The result does not make the muon ordinary; it makes the challenge of calculating nature far clearer.

That distinction matters. The retreat of the anomaly does not mean the original excitement was misplaced, nor does it mean particle physics has run out of open questions. It means the discipline did what science at its best should do: it stress-tested an enticing result until only the strongest interpretation survived. The muon remained a valuable target precisely because it offered a rare chance to catch the Standard Model slipping. Researchers chased that possibility aggressively, and in doing so they sharpened the tools that now seem to have closed the gap.

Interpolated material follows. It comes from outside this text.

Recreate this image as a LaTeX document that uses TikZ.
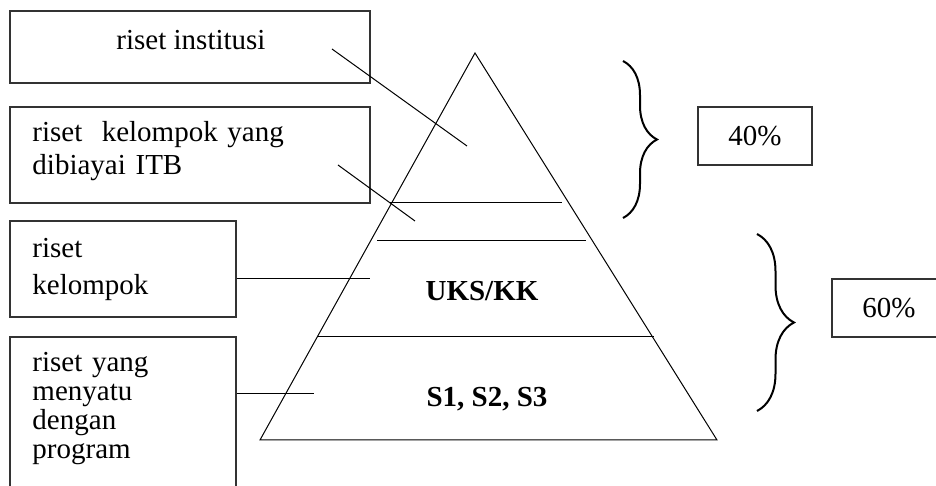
\documentclass[tikz,border=0pt]{standalone}
\usepackage{fontspec}
\setmainfont{Liberation Serif}
\usetikzlibrary{positioning,decorations.pathreplacing}
\tikzset{
    kotak/.style={
           rectangle,
           draw=black!80, line width=0.5pt,
           inner sep=0pt},
    teks/.style={
           inner sep=0pt,
           font=\fontsize{11.6}{13.2}\selectfont},
    garis/.style={
           thin},
    kurung/.style={
           decorate,
           line width=0.8pt}
}
\begin{document}
\begin{tikzpicture}[x=0.4pt, y=-0.4pt]
        \useasboundingbox (0,0) rectangle (936,486);
        % kotak keterangan di kiri
        \node[kotak, minimum width=144pt, minimum height=28.8pt] (inst) at (190,47) {};
        \node[kotak, minimum width=144pt, minimum height=38.4pt] (itb) at (190,155) {};
        \node[kotak, minimum width=90.4pt, minimum height=38.4pt] (kel) at (123,269) {};
        \node[kotak, minimum width=90.4pt, minimum height=64pt] (prog) at (123,417) {};
        \node[teks, anchor=base] (t-inst) at (191,50) {riset institusi};
        \node[teks, anchor=base west, text width=130pt, align=left] (t-itb) at (32,142)
             {riset\ \ kelompok yang\\dibiayai ITB};
        \node[teks, anchor=base west, text width=80pt, align=left,
              font=\fontsize{11.6}{14.8}\selectfont] (t-kel) at (32,258) {riset\\kelompok};
        \node[teks, anchor=base west, text width=80pt, align=left,
              font=\fontsize{11.6}{11.5}\selectfont] (t-prog) at (32,372)
             {riset yang\\menyatu\\dengan\\program};
        % piramida
        \coordinate (puncak) at (475,53);
        \coordinate (kiri) at (260,440);
        \coordinate (kanan) at (717,440);
        \draw[garis] (puncak) -- (kiri) -- (kanan) -- cycle;
        \draw[garis] (390,203) -- (562,203);
        \draw[garis] (377,241) -- (586,241);
        \draw[garis] (318,337) -- (654,337);
        \node[teks, anchor=base, font=\fontsize{11.6}{13.2}\selectfont\bfseries] (uks) at (482,301) {UKS/KK};
        \node[teks, anchor=base, font=\fontsize{11.6}{13.2}\selectfont\bfseries] (strata) at (487,407) {S1, S2, S3};
        % garis penunjuk
        \coordinate (l1a) at (332,49);
        \coordinate (l1b) at (467,146);
        \coordinate (l2a) at (338,165);
        \coordinate (l2b) at (415,221);
        \coordinate (l3) at (370,279);
        \coordinate (l4) at (314,394);
        \draw[garis] (l1a) -- (l1b);
        \draw[garis] (l2a) -- (l2b);
        \draw[garis] (kel.east |- l3) -- (l3);
        \draw[garis] (prog.east |- l4) -- (l4);
        % kurung kurawal dan persentase
        \coordinate (k1a) at (623,61);
        \coordinate (k1b) at (623,218);
        \coordinate (k2a) at (757,234);
        \coordinate (k2b) at (757,411);
        \draw[kurung, decoration={brace, amplitude=13.6pt}] (k1a) -- (k1b);
        \draw[kurung, decoration={brace, amplitude=14.8pt}] (k2a) -- (k2b);
        \node[kotak, teks, minimum width=45.6pt, minimum height=23.2pt] (p40) at (755,136) {40\%};
        \node[kotak, teks, minimum width=45.6pt, minimum height=23.2pt] (p60) at (889,308) {60\%};
    \end{tikzpicture}
\end{document}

Why the Correction Matters Beyond One Particle

This reversal carries weight far beyond one technical debate in theoretical physics. In recent years, every serious hint of physics beyond the Standard Model has drawn outsize attention, partly because so many high-profile searches have ended in null results. The muon stood out because it combined precision measurement with a plausible path to discovery. If that path narrows, the field must recalibrate. That does not mean abandoning the hunt for new physics. It means raising the bar on what counts as convincing evidence and recognizing how easily small uncertainties can balloon into apparent revolutions.

The episode also underscores the growing power of computational physics. Reports indicate that researchers relied on years of intense supercomputer calculations to revisit the muon prediction from the ground up. That kind of work rarely produces the cinematic thrill of a new particle announcement, but it often determines whether such announcements stand or fall. In this case, computation did not simply refine a decimal point. It appears to have changed the storyline entirely, turning a potential rule-breaker back into a demanding but ultimately compliant citizen of the Standard Model.

Key Facts

  • Scientists had long studied the muon as a possible source of evidence for physics beyond the Standard Model.
  • An apparent mismatch between theory and experiment helped drive interest in a possible new force or particle.
  • New supercomputer-based calculations suggest the discrepancy likely came from errors or limitations in earlier theory work.
  • The updated picture strengthens confidence in the Standard Model rather than overturning it.
  • The result highlights how difficult precision particle calculations can be, especially when the strong force plays a role.

For readers outside the field, the takeaway may sound paradoxical: a major story in science is that a dramatic challenge to accepted theory may not have been a challenge after all. But that is exactly why the development matters. Modern physics does not advance only through spectacular breakthroughs. It also advances when researchers identify where their own methods went wrong, narrow the space for error, and build a sturdier foundation for whatever comes next. In an era hungry for disruption, this is a reminder that correction is not failure. It is progress.

What Comes Next for Particle Physics

The next step will likely focus on confirmation, replication, and sharper comparisons between competing calculation methods and precision measurements. Scientists will want to know whether every major approach now converges on the same answer for the muon and whether any uncertainty still leaves room for surprises. Even if the latest analysis holds, the muon will not disappear from the research agenda. Its unusual properties still make it a sensitive probe of hidden effects, and precision tests remain one of the best ways to expose weaknesses in accepted theory.

Long term, the broader significance lies in what this episode teaches about the search for new physics. The Standard Model survives another high-profile challenge, but it still leaves profound questions unanswered, from dark matter to the deeper structure of forces and particles. That means the hunt continues, only with sharper tools and a more disciplined sense of what counts as a real crack in the system. The muon may no longer lead the rebellion many hoped for, but the effort to understand it has strengthened the science that will judge the next claim of a revolution.